Mais la force du film est — bien sûr — comme la mer qui borde les plages privées de Cannes, d’emporter au-delà de notre propre histoire cantonnée sous les sunlight tocs, et de faire bouger les lignes de notre propre vie. Voir un film, c’est comme vivre. Et c’est fatigant, trois, quatre fois par jour. Une politique de l’amour qui empêche la fin est insupportable. On ne comprend pas. Comment font-ils, tous, pour tenir dans cet enfer de la perpétuité morale et sentimentale ? Comment ne pas mourir ? Ou encore : comment peut-on s’abandonner à ce point dans le Royaume de Cannes, royaume aux milles fêtes, dans la dilution des corps ? Même question, inversée. La loi et la fin de la loi. L’interdiction du désir et l’apocalypse concentrée de tous les plaisirs.

La résolution n’est pas loin. Peut-être, comme toujours. Mais il faut savoir la percevoir. Elle est glissée sous l’image, sous les robes et sous les smokings, mais pas étalée, glissée, sur les corps dénudés festivement. Elle est tout prêt. Où est-elle ?

C’est un troisième film, Mange tes morts de Jean-Charles Hue, vu en fin d’après-midi, peut-être dernier film de la journée, film dans lequel il n’y a presque aucune femme, qui guide Arthémis sur le chemin cannois de la vie, semé d’embûches, et lui donne la résolution du problème. On en parlera demain avec ceux que nous avons momentanément délaissés aujourd’hui et donc nous avions annoncé le surgissement symbolique sur la scène de la chronique cannoise.

Photo Lola Frederich

Qu’on dise seulement ici un seul mot de cette résolution filmique de l’existence proposée en partie par Gett.

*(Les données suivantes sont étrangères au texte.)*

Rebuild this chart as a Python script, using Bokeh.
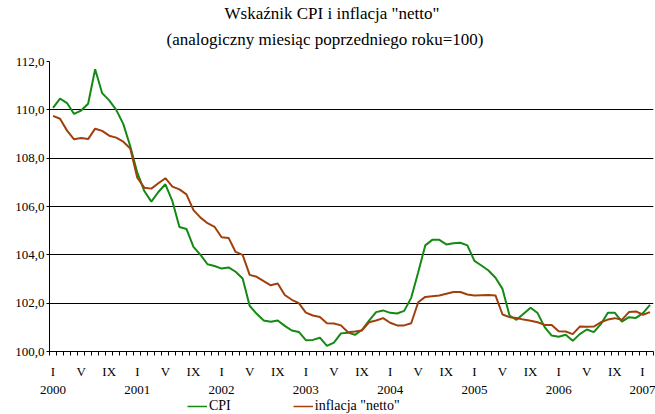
from bokeh.plotting import figure
from bokeh.models import (Range1d, FixedTicker, Legend, LegendItem, Title)
from bokeh.layouts import column
from bokeh.embed import file_html
from bokeh.resources import INLINE

# ---- data (monthly, Jan 2000 .. Feb 2007) ----
cpi = [110.08, 110.46, 110.28, 109.83, 109.97, 110.25, 111.68, 110.69, 110.39, 110.00,
       109.42, 108.49, 107.40, 106.64, 106.20, 106.60, 106.92, 106.22, 105.15, 105.07,
       104.33, 104.00, 103.61, 103.54, 103.43, 103.48, 103.30, 103.02, 101.89, 101.56,
       101.28, 101.23, 101.28, 101.06, 100.87, 100.81, 100.47, 100.48, 100.57, 100.23,
       100.37, 100.75, 100.78, 100.69, 100.90, 101.28, 101.63, 101.70, 101.60, 101.57,
       101.68, 102.22, 103.28, 104.39, 104.62, 104.62, 104.43, 104.48, 104.50, 104.39,
       103.75, 103.56, 103.35, 103.05, 102.59, 101.49, 101.31, 101.56, 101.81, 101.59,
       101.01, 100.66, 100.61, 100.69, 100.44, 100.72, 100.91, 100.80, 101.13, 101.60,
       101.60, 101.24, 101.42, 101.39, 101.59, 101.93]
netto = [109.75, 109.63, 109.14, 108.78, 108.83, 108.79, 109.22, 109.13, 108.93, 108.85,
         108.68, 108.40, 107.19, 106.78, 106.74, 106.96, 107.17, 106.82, 106.71, 106.50,
         105.85, 105.54, 105.31, 105.16, 104.73, 104.70, 104.12, 104.00, 103.17, 103.09,
         102.91, 102.74, 102.81, 102.34, 102.14, 102.00, 101.61, 101.49, 101.43, 101.17,
         101.16, 101.08, 100.80, 100.83, 100.87, 101.21, 101.28, 101.38, 101.19, 101.08,
         101.08, 101.17, 102.04, 102.26, 102.29, 102.32, 102.39, 102.46, 102.46, 102.36,
         102.32, 102.33, 102.34, 102.32, 101.53, 101.42, 101.39, 101.32, 101.27, 101.21,
         101.10, 101.10, 100.84, 100.83, 100.72, 101.03, 101.02, 101.03, 101.21, 101.32,
         101.38, 101.31, 101.63, 101.66, 101.52, 101.63]
years = ["2000", "2001", "2002", "2003", "2004", "2005", "2006", "2007"]
month_marks = ["I", "V", "IX"]
y_ticks = [100, 102, 104, 106, 108, 110, 112]
y_labels = ["100,0", "102,0", "104,0", "106,0", "108,0", "110,0", "112,0"]
title_text = 'Wskaźnik CPI i inflacja "netto"'
subtitle_text = "(analogiczny miesiąc poprzedniego roku=100)"
series_names = ["CPI", 'inflacja "netto"']
colors = ["#138a13", "#a0400c"]

n = len(cpi)
x = list(range(n))
FONT = "Liberation Serif"

p = figure(width=655, height=399, output_backend="svg", toolbar_location=None,
           x_range=Range1d(-0.5, n - 0.5), y_range=Range1d(100, 112),
           min_border_left=49, min_border_right=2, min_border_top=0, min_border_bottom=44)
p.outline_line_color = None
p.background_fill_color = "white"

# spacer between frame and subtitle, then subtitle and title
spacer = Title(text=" ", text_font=FONT, text_font_size="1px", standoff=5)
p.add_layout(spacer, "above")
sub = Title(text=subtitle_text, text_font=FONT, text_font_size="17px", text_font_style="normal",
            align="left", offset=117, standoff=9, text_color="black")
p.add_layout(sub, "above")
ttl = Title(text=title_text, text_font=FONT, text_font_size="17px", text_font_style="normal",
            align="left", offset=175, standoff=2, text_color="black")
p.add_layout(ttl, "above")

# lines
p.line(x, cpi, line_color=colors[0], line_width=2)
p.line(x, netto, line_color=colors[1], line_width=2)

# y axis & grid
p.yaxis.ticker = FixedTicker(ticks=y_ticks)
p.yaxis.major_label_overrides = {t: l for t, l in zip(y_ticks, y_labels)}
p.yaxis.major_tick_out = 3
p.yaxis.major_tick_in = 0
p.yaxis.minor_tick_line_color = None
p.yaxis.major_label_standoff = 2
p.yaxis.axis_line_color = "black"
p.yaxis.major_tick_line_color = "black"
p.yaxis.major_label_text_font = FONT
p.yaxis.major_label_text_font_size = "13px"
p.yaxis.major_label_text_color = "black"
p.ygrid.ticker = FixedTicker(ticks=y_ticks[1:])
p.ygrid.grid_line_color = "black"
p.ygrid.grid_line_width = 1
p.xgrid.grid_line_color = None

# x axis: month marks (with year below January) and boundary ticks
mark_pos = [i for i in range(n) if i % 4 == 0]
mark_lab = {}
for i in mark_pos:
    lab = month_marks[(i % 12) // 4]
    if i % 12 == 0:
        lab = lab + "\n" + years[i // 12]
    mark_lab[i] = lab
bounds = [i - 0.5 for i in range(n + 1)]
p.xaxis.ticker = FixedTicker(ticks=mark_pos, minor_ticks=bounds)
p.xaxis.major_label_overrides = mark_lab
p.xaxis.major_tick_out = 0
p.xaxis.major_tick_in = 0
p.xaxis.major_tick_line_color = None
p.xaxis.minor_tick_out = 4
p.xaxis.minor_tick_in = 0
p.xaxis.minor_tick_line_color = "black"
p.xaxis.axis_line_color = "black"
p.xaxis.major_label_standoff = 8
p.xaxis.major_label_text_font = FONT
p.xaxis.major_label_text_font_size = "13px"
p.xaxis.major_label_text_color = "black"
p.xaxis.major_label_text_line_height = 1.2

# legend strip below
pl = figure(width=655, height=15, output_backend="svg", toolbar_location=None,
            x_range=Range1d(0, 1), y_range=Range1d(0, 1),
            min_border_left=0, min_border_right=0, min_border_top=0, min_border_bottom=0)
pl.axis.visible = False
pl.grid.visible = False
pl.outline_line_color = None
l1 = pl.line(x, cpi, line_color=colors[0], line_width=1.5)
l2 = pl.line(x, netto, line_color=colors[1], line_width=1.5)
legend = Legend(items=[LegendItem(label=series_names[0], renderers=[l1]),
                       LegendItem(label=series_names[1], renderers=[l2])],
                orientation="horizontal", location=(138, 0),
                glyph_width=20, glyph_height=12, label_standoff=2, spacing=62,
                padding=0, margin=0, border_line_color=None, background_fill_alpha=0,
                label_text_font=FONT, label_text_font_size="14px", label_text_color="black",
                label_height=14)
pl.add_layout(legend)

layout = column(p, pl, spacing=0)
open("out.html", "w").write(file_html(layout, INLINE))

Si Viviane tient aussi longtemps sous le coup de cette loi ignoble portée par les mâles rabbins, c’est qu’elle possède un secret. C’est que le film Gett est un secret. Un secret indécidable, objectivement, car c’est un vrai secret, et aussi que c’est un film beau, et donc c’est nous, spectateurs, qui sommes en mesure d’entendre ce secret, ou non. Ce secret, c’est que la loi, qu’elle soit en majesté (le tribunal rabbinique) ou qu’elle disparaisse (Cannes) ne peut pas toucher à l’amour. Aussi Viviane échappe-t-elle à la perpétuité du mariage, tout comme son mari obtus échappe à son possible cassage. Pour ça, pas besoin de grand-chose, mais ce pas grand-chose, c’est le principal, et on peut décider ici momentanément d’appeler ce pas-grand-chose-principal le reste diurne de l’existence, appellation choisie en hommage à Freud. Pourquoi un hommage à Freud ici ? Car Freud est le roi de l’invention des systèmes qui prouvent que les systèmes ne sont jamais complètement vraiment systémiques (sinon ils ne marcheraient pas et surtout on ne vivrait pas). Viviane vit un secret qui empêche le repli sur le système, quel qu’il soit, la loi, ou son anéantissement, et sa clôture mortifère. Ce reste diurne de l’économie psychique, économie sociale et économie de la loi, provoque les rêves, conserve le jour en prise avec la nuit, et rend aussi le cinéma si précieux car, avec les images, la possibilité de ce reste, si ténu, en dépit des emprises si grandes entre lesquelles nous nageons tous, se magnifie et grandit jusqu’à nous envahir momentanément le temps d’une projection et, sans doute, est-il possible de lui donner le nom d’Amour.